**STORED DATA**:
□ □ □ □

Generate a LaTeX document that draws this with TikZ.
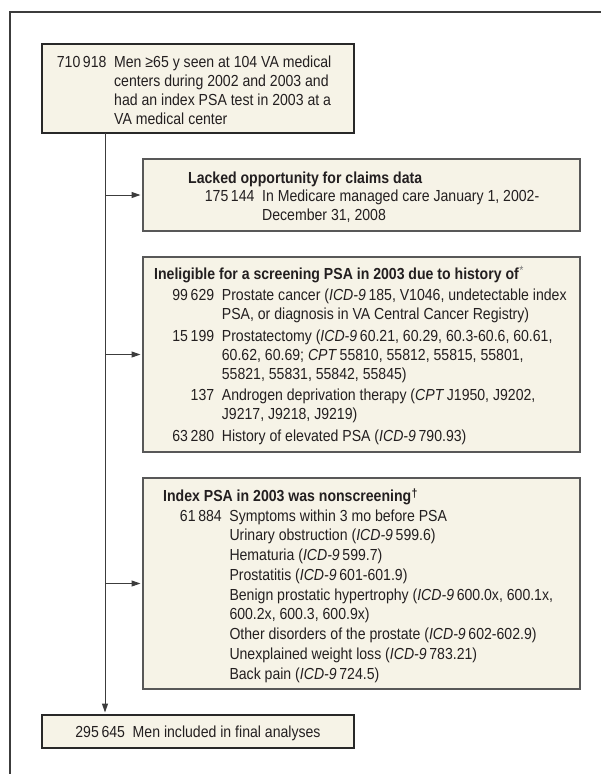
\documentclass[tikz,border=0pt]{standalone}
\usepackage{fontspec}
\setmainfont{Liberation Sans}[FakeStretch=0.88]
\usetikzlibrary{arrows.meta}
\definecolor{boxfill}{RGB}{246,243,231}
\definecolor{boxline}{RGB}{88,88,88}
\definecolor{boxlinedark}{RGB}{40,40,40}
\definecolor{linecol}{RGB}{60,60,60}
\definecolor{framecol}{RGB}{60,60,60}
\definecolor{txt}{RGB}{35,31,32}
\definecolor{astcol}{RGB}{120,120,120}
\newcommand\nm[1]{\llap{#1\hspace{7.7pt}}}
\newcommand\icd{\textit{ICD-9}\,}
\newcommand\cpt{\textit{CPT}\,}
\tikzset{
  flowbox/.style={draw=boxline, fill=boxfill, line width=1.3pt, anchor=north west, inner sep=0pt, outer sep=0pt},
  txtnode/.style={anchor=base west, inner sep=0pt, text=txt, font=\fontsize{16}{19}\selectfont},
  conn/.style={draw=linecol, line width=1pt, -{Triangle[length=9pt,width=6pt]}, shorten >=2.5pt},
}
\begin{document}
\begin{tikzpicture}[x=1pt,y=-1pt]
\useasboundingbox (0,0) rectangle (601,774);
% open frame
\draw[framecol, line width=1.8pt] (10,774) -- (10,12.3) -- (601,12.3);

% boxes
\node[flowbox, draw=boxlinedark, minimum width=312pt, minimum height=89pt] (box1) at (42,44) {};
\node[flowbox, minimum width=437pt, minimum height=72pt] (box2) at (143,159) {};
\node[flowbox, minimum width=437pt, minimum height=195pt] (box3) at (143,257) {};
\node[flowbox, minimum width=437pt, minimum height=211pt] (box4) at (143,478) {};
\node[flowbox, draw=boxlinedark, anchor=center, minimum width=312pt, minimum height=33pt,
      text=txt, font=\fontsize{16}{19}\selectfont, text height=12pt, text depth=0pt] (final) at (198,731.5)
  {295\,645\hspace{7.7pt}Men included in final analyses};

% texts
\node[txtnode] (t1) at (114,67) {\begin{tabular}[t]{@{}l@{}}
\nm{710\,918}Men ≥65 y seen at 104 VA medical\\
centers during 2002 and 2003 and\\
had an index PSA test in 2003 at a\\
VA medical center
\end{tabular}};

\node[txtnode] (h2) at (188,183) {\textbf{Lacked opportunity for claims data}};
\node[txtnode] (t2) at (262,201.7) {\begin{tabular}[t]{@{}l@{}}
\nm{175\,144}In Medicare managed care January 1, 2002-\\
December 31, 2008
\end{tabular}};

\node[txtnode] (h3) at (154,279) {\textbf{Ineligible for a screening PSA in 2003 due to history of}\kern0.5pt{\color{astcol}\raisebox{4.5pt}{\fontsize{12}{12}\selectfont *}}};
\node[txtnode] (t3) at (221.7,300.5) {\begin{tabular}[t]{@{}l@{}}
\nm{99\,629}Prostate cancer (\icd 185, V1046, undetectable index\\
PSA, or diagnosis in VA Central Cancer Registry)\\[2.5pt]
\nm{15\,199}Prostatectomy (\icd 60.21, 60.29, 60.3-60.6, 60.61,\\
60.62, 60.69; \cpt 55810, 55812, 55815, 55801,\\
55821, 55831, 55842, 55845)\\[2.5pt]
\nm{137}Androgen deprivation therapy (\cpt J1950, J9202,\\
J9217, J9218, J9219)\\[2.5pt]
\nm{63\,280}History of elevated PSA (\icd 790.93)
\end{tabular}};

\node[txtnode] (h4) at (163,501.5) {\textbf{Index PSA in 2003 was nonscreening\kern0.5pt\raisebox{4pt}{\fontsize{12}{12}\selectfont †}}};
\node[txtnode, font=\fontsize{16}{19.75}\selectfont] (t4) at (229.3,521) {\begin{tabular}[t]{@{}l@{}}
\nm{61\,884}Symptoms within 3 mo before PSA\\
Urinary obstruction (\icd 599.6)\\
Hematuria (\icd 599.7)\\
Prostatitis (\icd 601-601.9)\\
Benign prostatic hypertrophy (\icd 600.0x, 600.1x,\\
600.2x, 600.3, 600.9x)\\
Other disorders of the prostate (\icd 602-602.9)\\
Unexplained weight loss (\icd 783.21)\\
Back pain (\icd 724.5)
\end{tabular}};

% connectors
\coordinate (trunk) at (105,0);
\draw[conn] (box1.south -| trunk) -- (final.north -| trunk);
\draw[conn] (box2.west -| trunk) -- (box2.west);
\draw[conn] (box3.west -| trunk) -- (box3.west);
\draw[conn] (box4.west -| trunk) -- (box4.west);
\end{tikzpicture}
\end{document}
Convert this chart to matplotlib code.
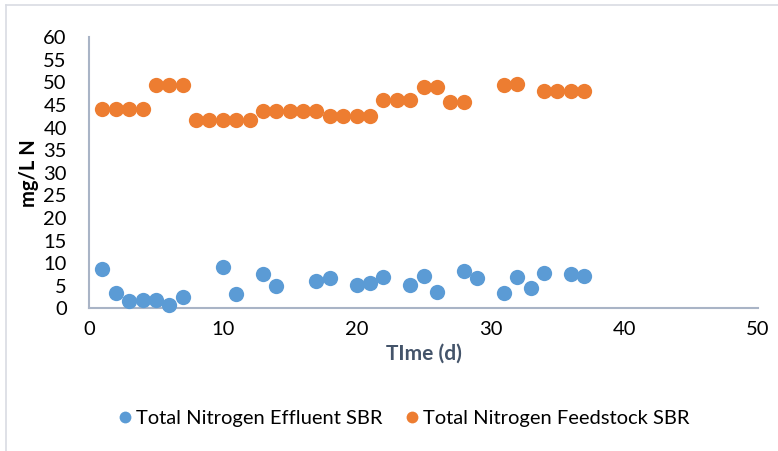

□ □ □ □

**EXERCISE BRIEF**: Repeat the material exactly as it reads, without any of its pictures.

**ANSWER TO THIS TASK**:
Generate a LaTeX document that draws this with TikZ.
\documentclass[tikz,border=0pt]{standalone}
\usepackage{fontspec}
\setmainfont{Liberation Sans}[FakeStretch=0.88]
\usetikzlibrary{arrows.meta}
\definecolor{boxfill}{RGB}{246,243,231}
\definecolor{boxline}{RGB}{88,88,88}
\definecolor{boxlinedark}{RGB}{40,40,40}
\definecolor{linecol}{RGB}{60,60,60}
\definecolor{framecol}{RGB}{60,60,60}
\definecolor{txt}{RGB}{35,31,32}
\definecolor{astcol}{RGB}{120,120,120}
\newcommand\nm[1]{\llap{#1\hspace{7.7pt}}}
\newcommand\icd{\textit{ICD-9}\,}
\newcommand\cpt{\textit{CPT}\,}
\tikzset{
  flowbox/.style={draw=boxline, fill=boxfill, line width=1.3pt, anchor=north west, inner sep=0pt, outer sep=0pt},
  txtnode/.style={anchor=base west, inner sep=0pt, text=txt, font=\fontsize{16}{19}\selectfont},
  conn/.style={draw=linecol, line width=1pt, -{Triangle[length=9pt,width=6pt]}, shorten >=2.5pt},
}
\begin{document}
\begin{tikzpicture}[x=1pt,y=-1pt]
\useasboundingbox (0,0) rectangle (601,774);
% open frame
\draw[framecol, line width=1.8pt] (10,774) -- (10,12.3) -- (601,12.3);

% boxes
\node[flowbox, draw=boxlinedark, minimum width=312pt, minimum height=89pt] (box1) at (42,44) {};
\node[flowbox, minimum width=437pt, minimum height=72pt] (box2) at (143,159) {};
\node[flowbox, minimum width=437pt, minimum height=195pt] (box3) at (143,257) {};
\node[flowbox, minimum width=437pt, minimum height=211pt] (box4) at (143,478) {};
\node[flowbox, draw=boxlinedark, anchor=center, minimum width=312pt, minimum height=33pt,
      text=txt, font=\fontsize{16}{19}\selectfont, text height=12pt, text depth=0pt] (final) at (198,731.5)
  {295\,645\hspace{7.7pt}Men included in final analyses};

% texts
\node[txtnode] (t1) at (114,67) {\begin{tabular}[t]{@{}l@{}}
\nm{710\,918}Men ≥65 y seen at 104 VA medical\\
centers during 2002 and 2003 and\\
had an index PSA test in 2003 at a\\
VA medical center
\end{tabular}};

\node[txtnode] (h2) at (188,183) {\textbf{Lacked opportunity for claims data}};
\node[txtnode] (t2) at (262,201.7) {\begin{tabular}[t]{@{}l@{}}
\nm{175\,144}In Medicare managed care January 1, 2002-\\
December 31, 2008
\end{tabular}};

\node[txtnode] (h3) at (154,279) {\textbf{Ineligible for a screening PSA in 2003 due to history of}\kern0.5pt{\color{astcol}\raisebox{4.5pt}{\fontsize{12}{12}\selectfont *}}};
\node[txtnode] (t3) at (221.7,300.5) {\begin{tabular}[t]{@{}l@{}}
\nm{99\,629}Prostate cancer (\icd 185, V1046, undetectable index\\
PSA, or diagnosis in VA Central Cancer Registry)\\[2.5pt]
\nm{15\,199}Prostatectomy (\icd 60.21, 60.29, 60.3-60.6, 60.61,\\
60.62, 60.69; \cpt 55810, 55812, 55815, 55801,\\
55821, 55831, 55842, 55845)\\[2.5pt]
\nm{137}Androgen deprivation therapy (\cpt J1950, J9202,\\
J9217, J9218, J9219)\\[2.5pt]
\nm{63\,280}History of elevated PSA (\icd 790.93)
\end{tabular}};

\node[txtnode] (h4) at (163,501.5) {\textbf{Index PSA in 2003 was nonscreening\kern0.5pt\raisebox{4pt}{\fontsize{12}{12}\selectfont †}}};
\node[txtnode, font=\fontsize{16}{19.75}\selectfont] (t4) at (229.3,521) {\begin{tabular}[t]{@{}l@{}}
\nm{61\,884}Symptoms within 3 mo before PSA\\
Urinary obstruction (\icd 599.6)\\
Hematuria (\icd 599.7)\\
Prostatitis (\icd 601-601.9)\\
Benign prostatic hypertrophy (\icd 600.0x, 600.1x,\\
600.2x, 600.3, 600.9x)\\
Other disorders of the prostate (\icd 602-602.9)\\
Unexplained weight loss (\icd 783.21)\\
Back pain (\icd 724.5)
\end{tabular}};

% connectors
\coordinate (trunk) at (105,0);
\draw[conn] (box1.south -| trunk) -- (final.north -| trunk);
\draw[conn] (box2.west -| trunk) -- (box2.west);
\draw[conn] (box3.west -| trunk) -- (box3.west);
\draw[conn] (box4.west -| trunk) -- (box4.west);
\end{tikzpicture}
\end{document}
Convert this chart to matplotlib code.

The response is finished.